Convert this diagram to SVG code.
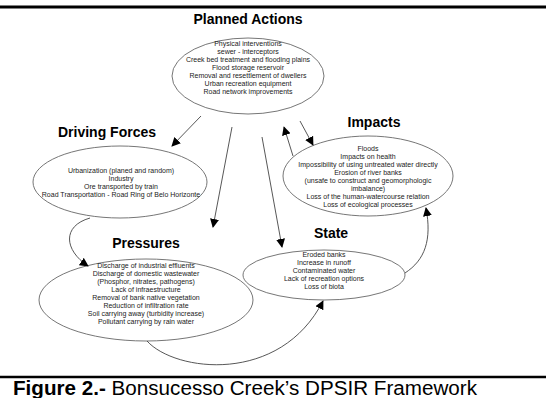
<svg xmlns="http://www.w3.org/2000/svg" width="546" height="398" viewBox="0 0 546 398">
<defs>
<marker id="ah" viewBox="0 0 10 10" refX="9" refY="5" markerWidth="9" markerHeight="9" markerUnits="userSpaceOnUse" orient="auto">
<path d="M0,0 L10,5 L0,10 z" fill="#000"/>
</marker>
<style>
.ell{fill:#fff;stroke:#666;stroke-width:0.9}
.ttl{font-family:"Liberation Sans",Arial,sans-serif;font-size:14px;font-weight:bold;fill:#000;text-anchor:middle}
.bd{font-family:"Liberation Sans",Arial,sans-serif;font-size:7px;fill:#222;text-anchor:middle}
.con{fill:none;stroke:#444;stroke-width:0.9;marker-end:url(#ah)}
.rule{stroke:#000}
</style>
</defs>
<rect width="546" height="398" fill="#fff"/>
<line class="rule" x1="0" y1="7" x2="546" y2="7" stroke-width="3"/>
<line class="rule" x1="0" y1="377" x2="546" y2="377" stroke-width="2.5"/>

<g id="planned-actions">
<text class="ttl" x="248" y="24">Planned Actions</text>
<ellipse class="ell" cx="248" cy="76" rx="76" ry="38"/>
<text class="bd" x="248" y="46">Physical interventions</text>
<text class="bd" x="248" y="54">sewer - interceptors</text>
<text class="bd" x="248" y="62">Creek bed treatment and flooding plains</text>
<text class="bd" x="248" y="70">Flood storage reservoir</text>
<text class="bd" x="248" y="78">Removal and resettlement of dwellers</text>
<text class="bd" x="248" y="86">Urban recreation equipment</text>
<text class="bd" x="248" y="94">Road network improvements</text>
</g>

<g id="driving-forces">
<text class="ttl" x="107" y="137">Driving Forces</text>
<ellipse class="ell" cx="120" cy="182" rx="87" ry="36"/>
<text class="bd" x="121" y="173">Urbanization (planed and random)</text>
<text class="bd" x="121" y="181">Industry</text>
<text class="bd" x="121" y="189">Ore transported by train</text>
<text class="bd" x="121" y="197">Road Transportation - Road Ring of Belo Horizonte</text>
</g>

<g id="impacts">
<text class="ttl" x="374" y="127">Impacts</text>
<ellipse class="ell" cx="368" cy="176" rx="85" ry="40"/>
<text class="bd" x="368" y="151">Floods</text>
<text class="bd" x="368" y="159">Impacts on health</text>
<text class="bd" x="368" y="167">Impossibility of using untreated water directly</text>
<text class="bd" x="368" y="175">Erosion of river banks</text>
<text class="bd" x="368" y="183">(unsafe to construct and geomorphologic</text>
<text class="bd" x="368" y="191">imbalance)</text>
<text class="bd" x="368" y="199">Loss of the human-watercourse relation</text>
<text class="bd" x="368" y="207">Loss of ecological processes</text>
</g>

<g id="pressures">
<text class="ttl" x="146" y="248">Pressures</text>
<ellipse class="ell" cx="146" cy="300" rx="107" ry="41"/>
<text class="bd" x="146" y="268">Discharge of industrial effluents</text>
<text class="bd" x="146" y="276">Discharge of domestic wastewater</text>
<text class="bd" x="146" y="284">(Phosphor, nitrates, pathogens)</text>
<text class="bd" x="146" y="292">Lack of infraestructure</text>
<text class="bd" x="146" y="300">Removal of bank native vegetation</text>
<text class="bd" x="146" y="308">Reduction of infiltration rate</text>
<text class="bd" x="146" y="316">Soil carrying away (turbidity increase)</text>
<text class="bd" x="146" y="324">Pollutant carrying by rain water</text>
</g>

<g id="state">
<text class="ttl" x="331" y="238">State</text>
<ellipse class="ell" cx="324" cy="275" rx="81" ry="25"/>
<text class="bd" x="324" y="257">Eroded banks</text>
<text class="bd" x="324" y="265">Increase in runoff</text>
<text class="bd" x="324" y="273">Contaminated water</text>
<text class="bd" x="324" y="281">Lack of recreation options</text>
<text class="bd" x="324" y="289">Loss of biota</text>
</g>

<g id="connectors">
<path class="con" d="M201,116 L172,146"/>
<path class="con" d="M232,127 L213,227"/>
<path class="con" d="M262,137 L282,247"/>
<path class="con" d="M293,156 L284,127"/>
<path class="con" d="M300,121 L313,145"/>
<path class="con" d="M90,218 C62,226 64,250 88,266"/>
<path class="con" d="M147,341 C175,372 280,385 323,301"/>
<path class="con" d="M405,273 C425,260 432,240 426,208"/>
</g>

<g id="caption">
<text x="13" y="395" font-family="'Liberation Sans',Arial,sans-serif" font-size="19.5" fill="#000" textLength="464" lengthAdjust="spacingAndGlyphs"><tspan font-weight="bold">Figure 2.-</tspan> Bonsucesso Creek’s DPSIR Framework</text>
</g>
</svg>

■ ■ ■ ■

Instructions for the task: Retype each line of the listing above word for word. Exclude the pictures.

Correct output:
Convert this diagram to SVG code.
<svg xmlns="http://www.w3.org/2000/svg" width="546" height="398" viewBox="0 0 546 398">
<defs>
<marker id="ah" viewBox="0 0 10 10" refX="9" refY="5" markerWidth="9" markerHeight="9" markerUnits="userSpaceOnUse" orient="auto">
<path d="M0,0 L10,5 L0,10 z" fill="#000"/>
</marker>
<style>
.ell{fill:#fff;stroke:#666;stroke-width:0.9}
.ttl{font-family:"Liberation Sans",Arial,sans-serif;font-size:14px;font-weight:bold;fill:#000;text-anchor:middle}
.bd{font-family:"Liberation Sans",Arial,sans-serif;font-size:7px;fill:#222;text-anchor:middle}
.con{fill:none;stroke:#444;stroke-width:0.9;marker-end:url(#ah)}
.rule{stroke:#000}
</style>
</defs>
<rect width="546" height="398" fill="#fff"/>
<line class="rule" x1="0" y1="7" x2="546" y2="7" stroke-width="3"/>
<line class="rule" x1="0" y1="377" x2="546" y2="377" stroke-width="2.5"/>

<g id="planned-actions">
<text class="ttl" x="248" y="24">Planned Actions</text>
<ellipse class="ell" cx="248" cy="76" rx="76" ry="38"/>
<text class="bd" x="248" y="46">Physical interventions</text>
<text class="bd" x="248" y="54">sewer - interceptors</text>
<text class="bd" x="248" y="62">Creek bed treatment and flooding plains</text>
<text class="bd" x="248" y="70">Flood storage reservoir</text>
<text class="bd" x="248" y="78">Removal and resettlement of dwellers</text>
<text class="bd" x="248" y="86">Urban recreation equipment</text>
<text class="bd" x="248" y="94">Road network improvements</text>
</g>

<g id="driving-forces">
<text class="ttl" x="107" y="137">Driving Forces</text>
<ellipse class="ell" cx="120" cy="182" rx="87" ry="36"/>
<text class="bd" x="121" y="173">Urbanization (planed and random)</text>
<text class="bd" x="121" y="181">Industry</text>
<text class="bd" x="121" y="189">Ore transported by train</text>
<text class="bd" x="121" y="197">Road Transportation - Road Ring of Belo Horizonte</text>
</g>

<g id="impacts">
<text class="ttl" x="374" y="127">Impacts</text>
<ellipse class="ell" cx="368" cy="176" rx="85" ry="40"/>
<text class="bd" x="368" y="151">Floods</text>
<text class="bd" x="368" y="159">Impacts on health</text>
<text class="bd" x="368" y="167">Impossibility of using untreated water directly</text>
<text class="bd" x="368" y="175">Erosion of river banks</text>
<text class="bd" x="368" y="183">(unsafe to construct and geomorphologic</text>
<text class="bd" x="368" y="191">imbalance)</text>
<text class="bd" x="368" y="199">Loss of the human-watercourse relation</text>
<text class="bd" x="368" y="207">Loss of ecological processes</text>
</g>

<g id="pressures">
<text class="ttl" x="146" y="248">Pressures</text>
<ellipse class="ell" cx="146" cy="300" rx="107" ry="41"/>
<text class="bd" x="146" y="268">Discharge of industrial effluents</text>
<text class="bd" x="146" y="276">Discharge of domestic wastewater</text>
<text class="bd" x="146" y="284">(Phosphor, nitrates, pathogens)</text>
<text class="bd" x="146" y="292">Lack of infraestructure</text>
<text class="bd" x="146" y="300">Removal of bank native vegetation</text>
<text class="bd" x="146" y="308">Reduction of infiltration rate</text>
<text class="bd" x="146" y="316">Soil carrying away (turbidity increase)</text>
<text class="bd" x="146" y="324">Pollutant carrying by rain water</text>
</g>

<g id="state">
<text class="ttl" x="331" y="238">State</text>
<ellipse class="ell" cx="324" cy="275" rx="81" ry="25"/>
<text class="bd" x="324" y="257">Eroded banks</text>
<text class="bd" x="324" y="265">Increase in runoff</text>
<text class="bd" x="324" y="273">Contaminated water</text>
<text class="bd" x="324" y="281">Lack of recreation options</text>
<text class="bd" x="324" y="289">Loss of biota</text>
</g>

<g id="connectors">
<path class="con" d="M201,116 L172,146"/>
<path class="con" d="M232,127 L213,227"/>
<path class="con" d="M262,137 L282,247"/>
<path class="con" d="M293,156 L284,127"/>
<path class="con" d="M300,121 L313,145"/>
<path class="con" d="M90,218 C62,226 64,250 88,266"/>
<path class="con" d="M147,341 C175,372 280,385 323,301"/>
<path class="con" d="M405,273 C425,260 432,240 426,208"/>
</g>

<g id="caption">
<text x="13" y="395" font-family="'Liberation Sans',Arial,sans-serif" font-size="19.5" fill="#000" textLength="464" lengthAdjust="spacingAndGlyphs"><tspan font-weight="bold">Figure 2.-</tspan> Bonsucesso Creek’s DPSIR Framework</text>
</g>
</svg>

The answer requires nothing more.